UM ANO DECISIVO
2005/02/01Uma semana depois, o dia seguinte
2005/02/26A derrota, a maioria e a diferença
Diário de Notícias, Opinião
Quem perde: a uma semana dos votos está claro. Perdem as direitas, em particular o PSD, e em absoluto Santana Lopes. Em conjunto, não passam dos 36 a 37%, e isto dizem as sondagens mais favoráveis. Em separado, o PSD dificilmente vale mais que 30 pontos; e só por milagre, na noite das facas longas, Santana Lopes resistirá à coligação de abutres liderada por Cavaco Silva. Quando todas as sondagens convergem, é porque reflectem a realidade da opinião pública. Ela espelha-se hoje mesmo na que o Expresso publica e onde o essencial se encontra para cá dos números com Pedro, o vizinho de sua casa ainda admite ir tomar um copo. Mas, garante o estudo de opinião, jamais lhe compraria um carro em segunda mão… Os factos corroboram as sondagens.
Santana Lopes é hoje um homem abandonado por todos – pelo homem que quer ser presidente, pelos barões, pelo seu vizinho de coligação e, obviamente, pelo povo. Aliás, é porque este o abandonou que todos os outros fizeram o mesmo. Em política há surpresas, mas não milagres. O verdadeiro drama do “menino guerreiro” são os sete dias que ainda faltam, a recta final de um calvário que, confesso, não desejo ao pior dos adversários. Bem sei que foi ele que escolheu o caminho. Mas nada do que se está a passar – entre o patético e o canalha – é bonito de se ver. Santana Lopes não tem estado com gripe. Simplesmente, gripou.

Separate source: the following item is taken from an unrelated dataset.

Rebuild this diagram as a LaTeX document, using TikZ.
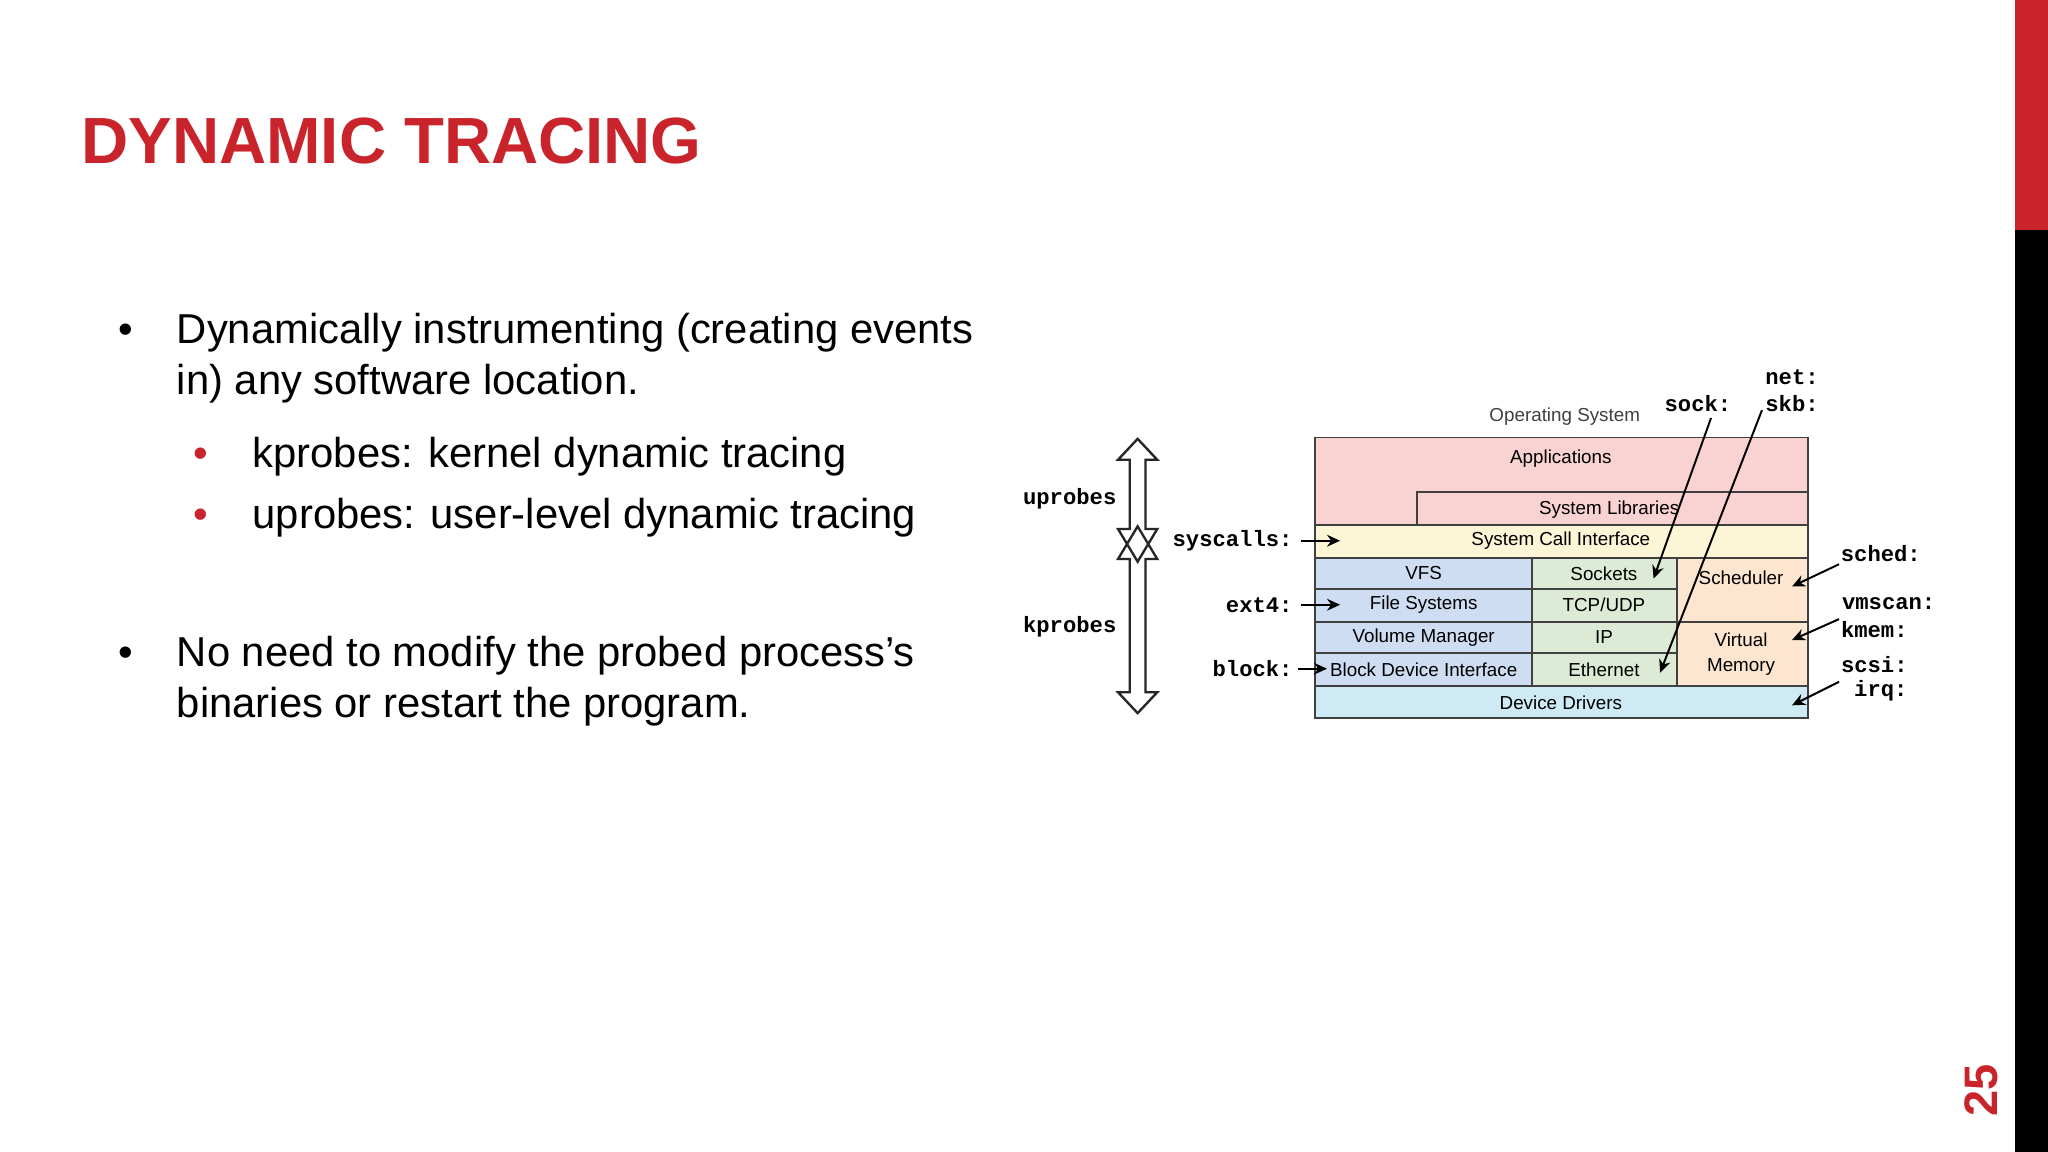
\documentclass[tikz,border=0pt]{standalone}
\usepackage{fontspec}
\setmainfont{Liberation Sans}
\setmonofont{Liberation Mono}
\usetikzlibrary{arrows.meta}
\definecolor{tred}{HTML}{C9232B}
\definecolor{cpink}{HTML}{F9D2D2}
\definecolor{cyel}{HTML}{FCF5D6}
\definecolor{cblue}{HTML}{CFDDF3}
\definecolor{cgreen}{HTML}{DDEAD5}
\definecolor{corange}{HTML}{FCE6D0}
\definecolor{ccyan}{HTML}{CDEAF5}
\tikzset{
 lay/.style={draw=black!75, line width=0.7pt},
 dtxt/.style={font=\fontsize{7.2}{8.5}\selectfont, inner sep=0pt},
 mtxt/.style={font=\fontsize{8.5}{10}\selectfont\ttfamily\bfseries, inner sep=0pt},
 parr/.style={-{Stealth[length=5pt,width=4.5pt]}, line width=0.75pt},
 btxt/.style={font=\fontsize{16}{19}\selectfont, anchor=base west, inner sep=0pt},
 harr/.style={line width=0.9pt, black!85, line join=miter},
}
\begin{document}
\begin{tikzpicture}[x=0.5pt,y=-0.5pt]
\useasboundingbox (0,0) rectangle (1568,882);
\fill[white] (0,0) rectangle (1568,882);
\fill[tred] (1543,0) rectangle (1568,176);
\fill[black] (1543,176) rectangle (1568,882);
\node[rotate=90, text=tred, font=\fontsize{18}{20}\selectfont\bfseries, inner sep=0pt] (pg) at (1517,835) {25};
\node[anchor=base west, text=tred, font=\fontsize{25}{28}\selectfont\bfseries, inner sep=0pt] (title) at (62,125) {DYNAMIC TRACING};
% bullets
\node[btxt] (b1) at (90,263) {•};
\node[btxt] (t1) at (135,263) {Dynamically instrumenting (creating events};
\node[btxt] (t1b) at (135,302) {in) any software location.};
\node[btxt,text=tred] (b2) at (148,358) {•};
\node[btxt] (t2) at (193,358) {kprobes: kernel dynamic tracing};
\node[btxt,text=tred] (b3) at (148,405) {•};
\node[btxt] (t3) at (193,405) {uprobes: user-level dynamic tracing};
\node[btxt] (b4) at (90,510) {•};
\node[btxt] (t4) at (135,510) {No need to modify the probed process{\char"27}s};
\node[btxt] (t4b) at (135,549) {binaries or restart the program.};
% diagram layers
\fill[cpink] (1007,335) rectangle (1384,402);
\fill[cyel] (1007,402) rectangle (1384,427);
\fill[cblue] (1007,427) rectangle (1173,525);
\fill[cgreen] (1173,427) rectangle (1284,525);
\fill[corange] (1284,427) rectangle (1384,525);
\fill[ccyan] (1007,525) rectangle (1384,550);
\draw[lay] (1007,335) rectangle (1384,550);
\draw[lay] (1085,402) -- (1085,377) -- (1384,377);
\draw[lay] (1007,402) -- (1384,402);
\draw[lay] (1007,427) -- (1384,427);
\draw[lay] (1007,451) -- (1284,451);
\draw[lay] (1007,476) -- (1384,476);
\draw[lay] (1007,500) -- (1284,500);
\draw[lay] (1007,525) -- (1384,525);
\draw[lay] (1173,427) -- (1173,525);
\draw[lay] (1284,427) -- (1284,525);
\node[dtxt] (app) at (1195,351) {Applications};
\node[dtxt] (lib) at (1232,390) {System Libraries};
\node[dtxt] (sci) at (1195,414) {System Call Interface};
\node[dtxt] (vfs) at (1090,439) {VFS};
\node[dtxt] (fs) at (1090,463) {File Systems};
\node[dtxt] (vm) at (1090,488) {Volume Manager};
\node[dtxt] (bdi) at (1090,513) {Block Device Interface};
\node[dtxt] (sock) at (1228,439) {Sockets};
\node[dtxt] (tcp) at (1228,463) {TCP/UDP};
\node[dtxt] (ip) at (1228,488) {IP};
\node[dtxt] (eth) at (1228,513) {Ethernet};
\node[dtxt] (sch) at (1333,442) {Scheduler};
\node[dtxt, align=center] (virt) at (1333,501) {Virtual\\[1pt]Memory};
\node[dtxt] (dd) at (1195,538) {Device Drivers};
\node[dtxt, text=black!75] (os) at (1198,319) {Operating System};
% mono labels
\node[mtxt, anchor=east] (lsys) at (990,414) {syscalls:};
\node[mtxt, anchor=east] (lext) at (990,463) {ext4:};
\node[mtxt, anchor=east] (lblk) at (990,512) {block:};
\node[mtxt] (lsock) at (1300,309) {sock:};
\node[mtxt] (lnet) at (1372,289) {net:};
\node[mtxt] (lskb) at (1372,309) {skb:};
\node[mtxt] (lsch) at (1440,424) {sched:};
\node[mtxt] (lvms) at (1446,462) {vmscan:};
\node[mtxt] (lkm) at (1435,482) {kmem:};
\node[mtxt] (lscsi) at (1435,509) {scsi:};
\node[mtxt] (lirq) at (1440,529) {irq:};
\node[mtxt] (lup) at (819,382) {uprobes};
\node[mtxt] (lkp) at (819,480) {kprobes};
\coordinate (a1) at (1026,414); \coordinate (a2) at (1026,463); \coordinate (a3) at (1016,512);
\draw[parr] (lsys.east) ++(3pt,0) -- (a1);
\draw[parr] (lext.east) ++(3pt,0) -- (a2);
\draw[parr] (lblk.east) ++(2pt,0) -- (a3);
\coordinate (s1) at (1310,320); \coordinate (s2) at (1266,443);
\coordinate (k1) at (1349,314); \coordinate (k2) at (1271,515);
\draw[parr] (s1) -- (s2);
\draw[parr] (k1) -- (k2);
\coordinate (c1) at (1408,432); \coordinate (c2) at (1372,449);
\coordinate (c3) at (1408,474); \coordinate (c4) at (1372,490);
\coordinate (c5) at (1408,522); \coordinate (c6) at (1372,540);
\draw[parr] (c1) -- (c2);
\draw[parr] (c3) -- (c4);
\draw[parr] (c5) -- (c6);
% hollow double arrows crossing into an X
\draw[harr]
 (871,336) -- (886,352) -- (877,352) -- (877,405) -- (886,405) -- (871,430) -- (856,405) -- (865,405) -- (865,352) -- (856,352) -- cycle;
\draw[harr]
 (871,403) -- (886,428) -- (877,428) -- (877,530) -- (886,530) -- (871,546) -- (856,530) -- (865,530) -- (865,428) -- (856,428) -- cycle;
\end{tikzpicture}
\end{document}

Quem ganha: Portanto, o PS. Não há na vitória sombra de mérito. Apenas demérito alheio. E também a vontade de um povo que quer pôr fim à trapalhada. O que é pouco e é muito. Pouco, porque os socialistas ganham sem merecimento; e muito, porque a maioria quer a política destes três anos e os “episódios” dos últimos quatro meses pelas costas. A dúvida desta eleição resume-se a saber se o PS alcança ou não a maioria absoluta. Eu espero que não e argumento com maioria absoluta, o PS será inevitavelmente prisioneiro dos interesses mais poderosos. Sem maioria absoluta, depende. Tem, pelo menos, a opção de não ser.
Manuel Alegre disse no outro dia que o PS não se deixa condicionar por ninguém. Claro que deixa! Sempre deixou. Com maioria absoluta, todos os interesses que dependem dos favores do Estado se agruparão em seu redor. E vencerão os mais poderosos. Com um exemplo percebe–se melhor do Estado dependem os doentes. Mas dependem também os candidatos à gestão privada dos hospitais, um mercado infinito de clientes com garantia de pagamento pelo Estado. O lucro sem riscos, portanto. Com maioria absoluta, ganham os últimos. Com maioria relativa, depende do jogo de forças. Sem maioria absoluta, José Sócrates pensará duas vezes se quer favorecer os privados votando com a direita, ou a renovação do sistema nacional de saúde com os votos da esquerda. Este exemplo pode ser multiplicado ao infinito. Por isso digo aos socialistas que queiram inflectir os rumos do País: o voto inteligente é o que faz de uma pequena diferença toda a diferença. Não dêem tudo a Sócrates. A maioria absoluta não só não oferece “estabilidade para quatro anos” como amplificaria as principais taras e doenças da nação. Não garante estabilidade. O Governo que agora caiu tinha maioria absoluta e caiu. E o PS começou a cair no exacto momento em que escolheu o queijo Limiano e não a esquerda da reforma fiscal para obter a sua maioria absoluta.
A verdade é que as maiorias absolutas não resistem quando a imensa maioria do povo as deixa de aturar. A Portugal só interessam maiorias que clarifiquem. Não adiantam as que adiam. Sem maioria absoluta, o PS será forçado a fazer escolhas, a clarificar o sentido da política. É a diferença é isto que leva à imensa “nervoseira” de meio mundo e arredores com o Bloco de Esquerda. Santana diz que o PS tem um “acordo secreto”; Paulo Portas repete todos as noites que Portugal não pode ser presa dos “radicais”; e até Pacheco Pereira explica ao PS que o PCP é muito “mais moderado” e “fiável”. O que a todos preocupa é que o Bloco, por ficar fora do Governo, se baterá, decisão a decisão, por maiorias que inflictam o rumo das coisas. Os interesses prefeririam mil vezes que o Bloco ou o PCP entrassem no Governo. O pânico nas direitas é que desta vez o Bloco não disputa só deputados. Disputa também as políticas. Não sectariza, polariza. Porque a pequena diferença entre a maioria absoluta e relativa pode ser, afinal, uma grande diferença.